Mais d’un autre côté, il est vrai qu’il y a aussi des récits de conflits, parce que les conflits existent en Afrique. Il y a de la corruption, c’est une réalité. Nous ne sommes pas là pour faire de la propagande ou une campagne de relations publiques pour l’Afrique. Nous ne disons pas que tout va bien ou que tout est parfait, ce serait manquer de crédibilité.
Vous dites aussi souvent qu’il est essentiel que les Africains racontent leurs propres histoires, et vous utilisez ce proverbe : « Tant que les lions n’auront pas leurs propres conteurs, les histoires de chasse continueront à glorifier le chasseur. » Qui sont, selon vous, les chasseurs ?
Eh bien, en ce moment, ce sont ceux qui tiennent le stylo, autrement dit, ceux qui contrôlent le récit.
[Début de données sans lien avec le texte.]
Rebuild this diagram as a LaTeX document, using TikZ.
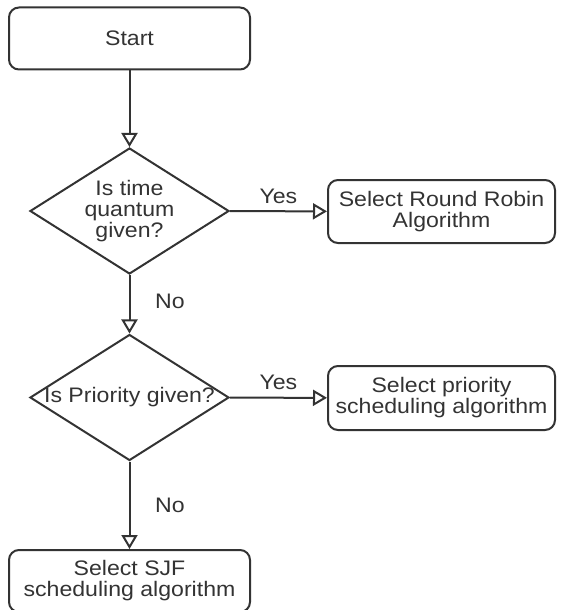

Quand nous avons réalisé un rapport intitulé Comment les médias africains couvrent l’Afrique, il faut bien se rappeler que ce rapport portait justement sur la manière dont les médias africains eux-mêmes parlent de l’Afrique. Et nous avons découvert que, dans la plupart des pays africains, les informations sur les autres pays du continent provenaient surtout de l’AFP ou de Reuters, des agences de presse internationales, pas africaines. Ces institutions n’appartiennent pas à des Africains, elles n’ont pas d’agenda africain, mais un agenda global.
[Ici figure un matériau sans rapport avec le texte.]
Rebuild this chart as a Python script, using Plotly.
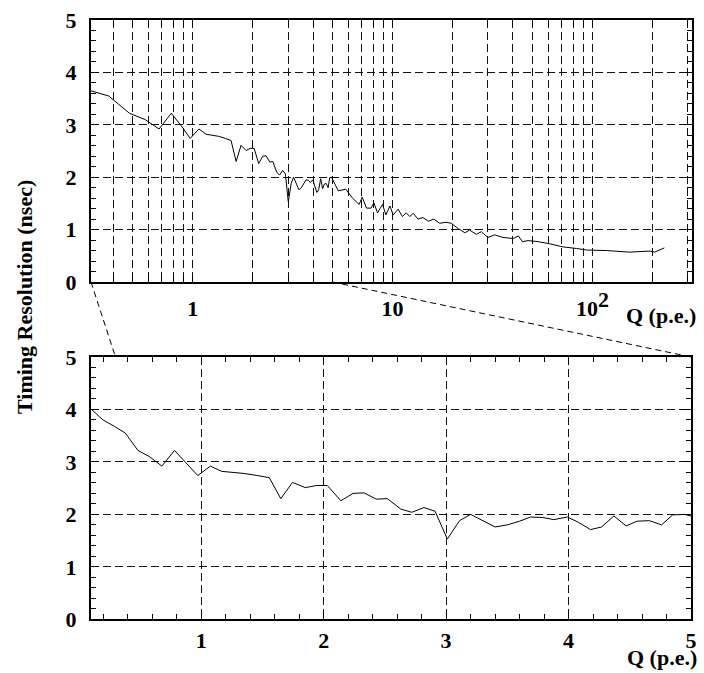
import math
import plotly.graph_objects as go

# ---------------- data ----------------
q_low = [0.10, 0.198, 0.29, 0.38, 0.483, 0.578, 0.679, 0.782, 0.877, 0.972,
         1.075, 1.168, 1.26, 1.35, 1.46, 1.556, 1.65, 1.746, 1.85, 1.94,
         2.03, 2.14, 2.24, 2.33, 2.43, 2.52, 2.63, 2.72, 2.82, 2.91,
         3.01, 3.11, 3.20, 3.30, 3.40, 3.50, 3.60, 3.69, 3.79, 3.88,
         3.99, 4.08, 4.18, 4.27, 4.37, 4.47, 4.56, 4.66, 4.76, 4.85, 4.95]
sigma_low = [4.01, 3.80, 3.68, 3.55, 3.22, 3.10, 2.92, 3.22, 2.98, 2.74,
             2.92, 2.82, 2.80, 2.78, 2.74, 2.70, 2.30, 2.61, 2.51, 2.55,
             2.55, 2.26, 2.40, 2.41, 2.29, 2.30, 2.10, 2.04, 2.13, 2.06,
             1.53, 1.88, 2.00, 1.88, 1.76, 1.80, 1.87, 1.95, 1.94, 1.90,
             1.95, 1.85, 1.71, 1.76, 1.97, 1.78, 1.87, 1.88, 1.80, 1.99, 2.00]
q_high = [5.35, 5.84, 6.31, 6.81, 7.05, 7.41, 7.8, 8.07, 8.41, 8.91,
          9.26, 9.7, 10.08, 10.66, 11.2, 11.7, 12.2, 12.7, 13.4, 14.2,
          15.1, 16.1, 17.2, 18.5, 19.7, 21.3, 23.0, 24.3, 26.3, 27.8,
          30.0, 32.4, 35.7, 40.2, 42.6, 44.7, 47.7, 53.5, 61.0, 71.2,
          83.2, 93.5, 117.6, 153.4, 193.5, 205, 229]
sigma_high = [1.74, 1.77, 1.60, 1.48, 1.62, 1.41, 1.41, 1.51, 1.32, 1.48,
              1.28, 1.45, 1.28, 1.39, 1.25, 1.32, 1.25, 1.31, 1.20, 1.23,
              1.16, 1.20, 1.12, 1.14, 1.12, 1.02, 0.94, 0.99, 0.91, 0.96,
              0.85, 0.90, 0.85, 0.83, 0.88, 0.77, 0.79, 0.77, 0.73, 0.67,
              0.64, 0.61, 0.60, 0.57, 0.59, 0.57, 0.65]

log_tick_vals = [1, 10, 100]
log_tick_text = ["1", "10", "10<sup><span style='font-size:22px'>2</span></sup>"]
lin_tick_vals = [1, 2, 3, 4, 5]
y_tick_vals = [0, 1, 2, 3, 4, 5]
x_title = "Q (p.e.)"
y_title = "Timing Resolution (nsec)"

q_all = q_low + q_high
sigma_all = sigma_low + sigma_high

# ---------------- layout geometry ----------------
W, H = 704, 673
TOP_X = [91 / W, 692 / W]
TOP_Y = [1 - 282 / H, 1 - 20 / H]
BOT_X = [91 / W, 691 / W]
BOT_Y = [1 - 619.3 / H, 1 - 357 / H]
TOP_RANGE = [math.log10(0.31), math.log10(315)]
BOT_RANGE = [0.1, 5.0]

FONT = dict(family="Liberation Serif, Times New Roman, serif", size=22, color="black", weight="bold")
GRID = dict(showgrid=True, gridcolor="#111", gridwidth=1, griddash="8px,4px")
LINE = dict(showline=True, linecolor="black", linewidth=2, mirror="ticks", zeroline=False,
            automargin=False)

fig = go.Figure()
fig.add_trace(go.Scatter(x=q_all, y=sigma_all, mode="lines", xaxis="x", yaxis="y",
                         line=dict(color="black", width=1), showlegend=False))
fig.add_trace(go.Scatter(x=q_all, y=sigma_all, mode="lines", xaxis="x2", yaxis="y2",
                         line=dict(color="black", width=1), showlegend=False))

fig.update_layout(
    width=W, height=H, autosize=False,
    margin=dict(l=0, r=0, t=0, b=0, pad=0, autoexpand=False),
    paper_bgcolor="white", plot_bgcolor="white",
    xaxis=dict(domain=TOP_X, anchor="y", type="log", range=TOP_RANGE,
               tickmode="array", tickvals=log_tick_vals, ticktext=log_tick_text,
               ticks="inside", ticklen=6, tickcolor="black", tickfont=FONT,
               ticklabelstandoff=6,
               minor=dict(dtick="D1", ticks="inside", ticklen=6, tickcolor="black",
                          showgrid=True, gridcolor="#111", gridwidth=1, griddash="8px,4px"),
               **GRID, **LINE),
    yaxis=dict(domain=TOP_Y, anchor="x", range=[0, 5], tickmode="array", tickvals=y_tick_vals,
               ticks="inside", ticklen=8, tickcolor="black", tickfont=FONT,
               ticklabelstandoff=8,
               minor=dict(dtick=0.2, tick0=0, ticks="inside", ticklen=5, tickcolor="black", showgrid=False),
               **GRID, **LINE),
    xaxis2=dict(domain=BOT_X, anchor="y2", range=BOT_RANGE, tickmode="array", tickvals=lin_tick_vals,
                ticks="inside", ticklen=8, tickcolor="black", tickfont=FONT,
                ticklabelstandoff=0,
                minor=dict(dtick=0.2, tick0=0, ticks="inside", ticklen=5, tickcolor="black", showgrid=False),
                **GRID, **LINE),
    yaxis2=dict(domain=BOT_Y, anchor="x2", range=[0, 5], tickmode="array", tickvals=y_tick_vals,
                ticks="inside", ticklen=8, tickcolor="black", tickfont=FONT,
                ticklabelstandoff=8,
                minor=dict(dtick=0.2, tick0=0, ticks="inside", ticklen=5, tickcolor="black", showgrid=False),
                **GRID, **LINE),
)


def top_paper_x(q):
    f = (math.log10(q) - TOP_RANGE[0]) / (TOP_RANGE[1] - TOP_RANGE[0])
    return TOP_X[0] + f * (TOP_X[1] - TOP_X[0])


def bot_paper_x(q):
    f = (q - BOT_RANGE[0]) / (BOT_RANGE[1] - BOT_RANGE[0])
    return BOT_X[0] + f * (BOT_X[1] - BOT_X[0])


# zoom connector lines
for qa, qb in [(0.31, 0.30), (5.0, 5.0)]:
    fig.add_shape(type="line", xref="paper", yref="paper",
                  x0=top_paper_x(qa), y0=TOP_Y[0], x1=bot_paper_x(qb), y1=BOT_Y[1],
                  line=dict(color="black", width=1, dash="6px,4px"))

fig.add_annotation(text=x_title, xref="paper", yref="paper", x=698 / W, y=1 - 315 / H,
                   xanchor="right", yanchor="middle", showarrow=False, font=FONT)
fig.add_annotation(text=x_title, xref="paper", yref="paper", x=699 / W, y=1 - 657 / H,
                   xanchor="right", yanchor="middle", showarrow=False, font=FONT)
fig.add_annotation(text=y_title, xref="paper", yref="paper", x=24 / W, y=1 - 297 / H,
                   xanchor="center", yanchor="middle", textangle=-90, showarrow=False, font=FONT)

fig.write_html("out.html")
- Lire aussi : Pourquoi l’Afrique paraît-elle plus petite sur les cartes du monde (et comment l’Union africaine veut changer ça) ?
Ainsi, ceux que nous appelons les chasseurs, ce sont en réalité ceux qui détiennent le stylo et la plupart ne sont pas Africains. L’un des grands problèmes à résoudre, c’est justement la question de la propriété des plateformes. Nous ne possédons aucune des grandes plateformes de médias sociaux : ni Facebook, ni Meta, ni Instagram, ni X (ex-Twitter). Même pour les plateformes d’intelligence artificielle comme OpenAI, nous n’en possédons aucune.
Il existe de nombreux médias indépendants et sérieux sur le continent, comme The Republic au Nigeria ou The Continent, entre autres, mais il reste des défis, notamment en matière de moyens, de liberté d’expression et du droit d’informer, qui varient beaucoup selon les pays. Comment construire un paysage médiatique africain plus solide, où les journalistes peuvent raconter leurs histoires librement et en sécurité ?
Certains des problèmes que rencontrent les médias africains sont aussi des problèmes mondiaux. Partout dans le monde, les médias traversent une crise, notamment parce qu’il existe aujourd’hui de nombreuses autres sources d’information. La désinformation, les fausses nouvelles et les réseaux sociaux ont profondément bouleversé le paysage médiatique.
Mais selon moi, ce que nous, Africains, devons faire, c’est investir dans les médias. Pas dans les médias pour servir un agenda particulier, mais dans les médias pour ce qu’ils sont : un pilier essentiel de la société. Il y a très peu de financement pour développer les médias, pour construire de vraies plateformes médiatiques sur le continent africain. C’est quelque chose que nous défendons : investir dans les médias africains.
Ce que nous constatons aussi, c’est que beaucoup de médias dépendent de financements extérieurs qui ne proviennent ni d’entreprises locales ni de la publicité. Souvent, cet argent vient d’organisations philanthropiques du Nord global, qui, elles aussi, ont leurs propres agendas. Elles vous financent pour produire des contenus sur certains thèmes, par exemple le genre, le climat, ou d’autres sujets précis, mais pas pour faire fonctionner la rédaction au quotidien. Elles ne financent pas pour “éclairer”, mais pour influencer les décideurs politiques à travers les contenus.
Il faut donc changer ce modèle. Les médias doivent pouvoir être financés depuis le continent, par des investissements africains, afin de se développer comme de véritables entreprises.